Tag Archives: Sir Paul McCartney

Paul McCartney Deported From Japan ► Monday Musical Appreciation

It was 36 years ago today, Sgt. Pepper taught the band to — OOPS! On this day in 1980, Paul McCartney was kicked out of Japan for trying to smuggle almost half a pound of marijuana into the country.

Sir Paul, his wife Linda, and his band Wings were about to embark on what would have been a lucrative tour of Japan. McCartney had not been to Japan since The Beatles tour of 1966, where they were greeted by enthusiastic audiences.

However, this Wings tour would end before it began when Japanese customs officials at Narita airport discovered close to eight ounces of marijuana right on the very top of his suitcase. The cute Beatle was promptly marched off to jail, where he spent the next 9 days behind bars.

This was not McCartney’s first bust for dope. In fact, he had been nabbed more than once, receiving little more than a slap on the wrist. According to the Performing Songwriter web site:

Prior to his arrest in Tokyo, Macca had been busted three times. In 1972, he paid a $2,000 fine for smuggling hashish into Sweden. The same year, he was fined for pot possession in Scotland, and in 1973, he was fined again for growing cannabis on his Scottish highlands farm. The story goes that before the Japanese tour, Paul was made to sign an affidavit stating that he no longer smoked dope, as a condition for receiving his visa. When the pot was found, Japanese authorities felt that they’d “lost face” and had no choice but to arrest him.
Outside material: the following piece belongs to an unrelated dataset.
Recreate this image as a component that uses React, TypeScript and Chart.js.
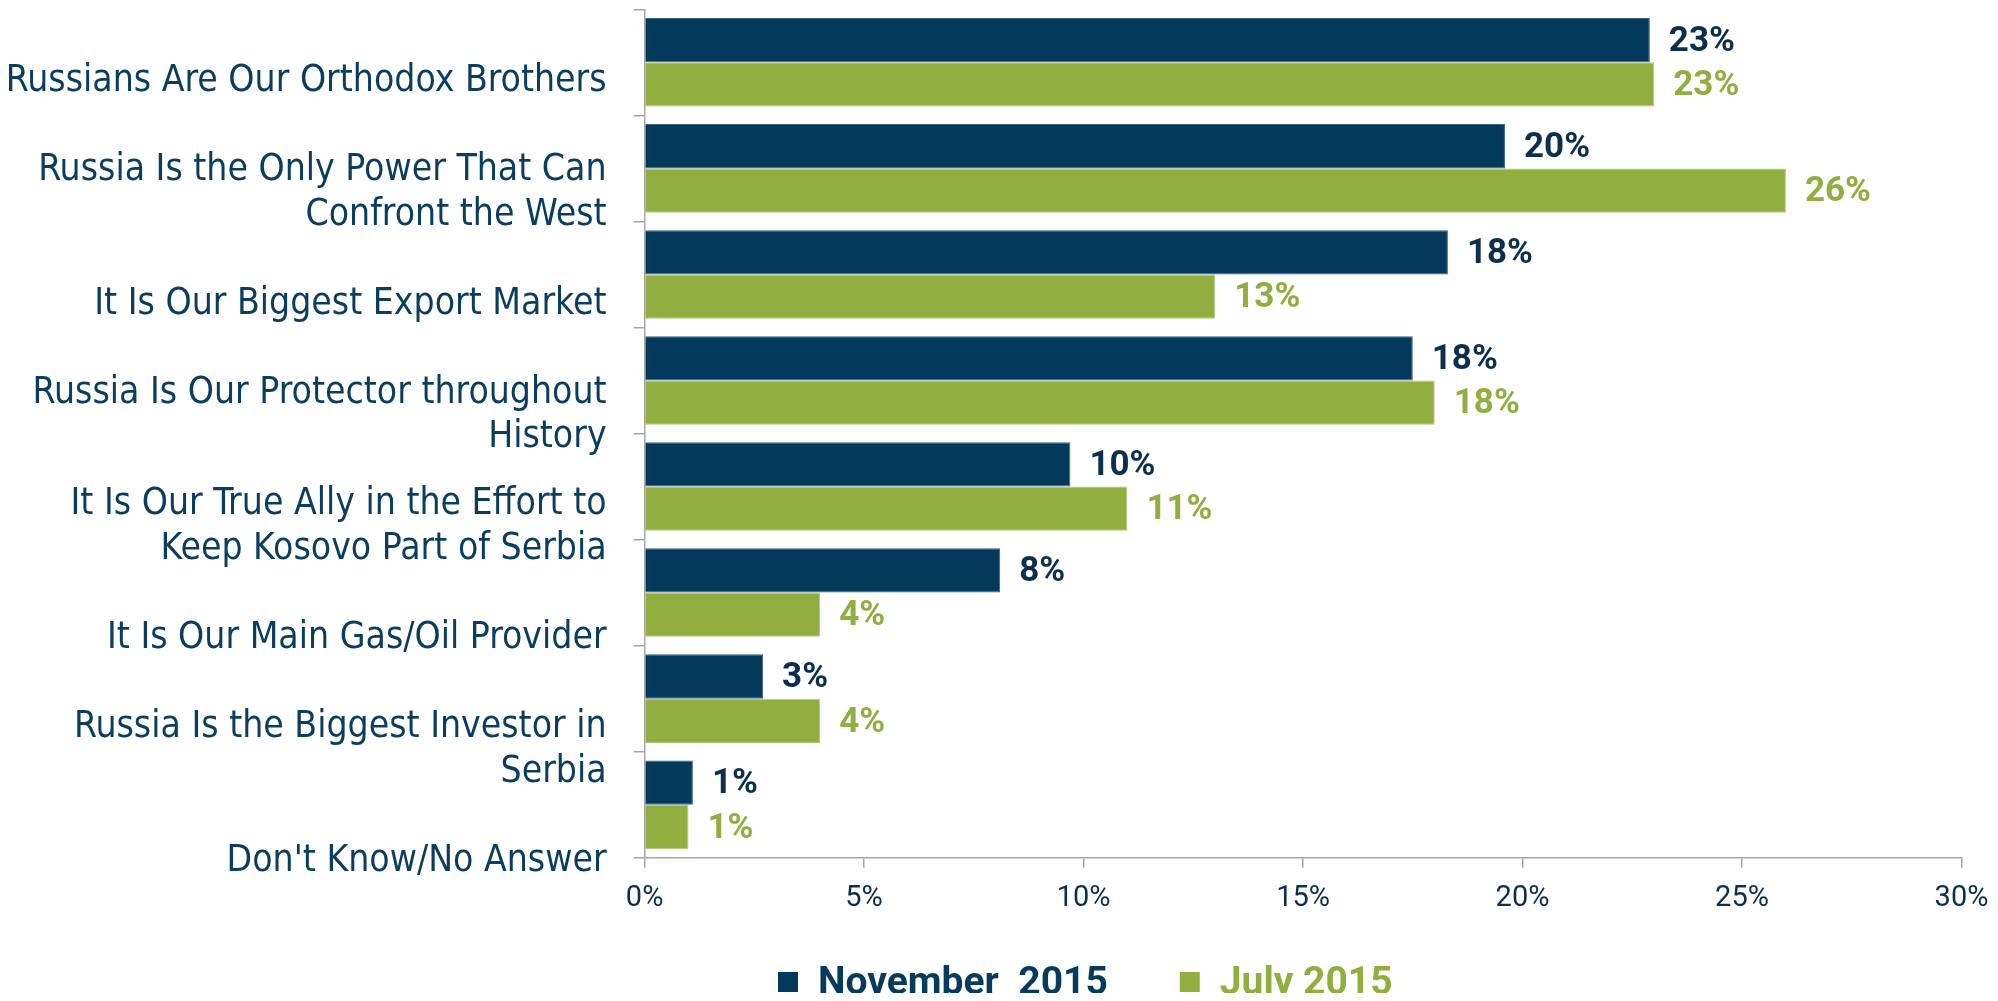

While 8 ounces of pot is not an extreme amount, it would have been enough to garner a smuggling charge, which could have kept McCartney locked up for the next 7 years.

As McCartney explained in the Wingspan documentary:

According to the History web site:

The question that troubled the minds of observers at the time was, “What was Paul thinking?” Half a pound of marijuana was a prodigious amount for one man to carry around for personal use—particularly a man who had had reason to expect especially close examination of his person and his baggage by Japanese customs officials. After all, Paul had been denied a Japanese entry visa just five years earlier due to his numerous earlier drug arrests in Europe.

Twenty years after his 1980 arrest, Paul would opine that his psychological motivation may have been to find an excuse to disband Wings, which he in fact did immediately following his return to England. In another interview, however, Sir Paul offered an explanation that may be the more compelling for its simplicity: “We were about to fly to Japan and I knew I wouldn’t be able to get anything to smoke over there,” McCartney said in 2004. “This stuff was too good to flush down the toilet, so I thought I’d take it with me.”

His former writing partner, John Lennon, is said to have opined:

“If he really needs weed, surely there’s enough people who can carry it
for him. You’re a Beatle, boy, a Beatle. Your face is in every damn
corner of the planet. How could you have been so stupid?”

Smartening up, McCartney decided to toe the line while in jail. Ultimate Classic Rock picks up the story:

As Inmate No. 22, he decided to become a model prisoner. As he said
in the ‘Wingspan’ documentary, “I started to realize, “Right, I’m going
to get up when the light goes on, I’m going to be the first up, I’m
going to be the first with his room cleaned, I’m going to roll up my
bed, I’m going to do this, I’m going to do that.’”

After nine days in the pokey, Japan kicked McCartney out of the country.
He returned to Japan in 1990 and subsequently toured there several
times.

Also on this day in McCartney history: In 1991 Paul appeared on MTV’s Unplugged, a performance and CD which revitalized his career.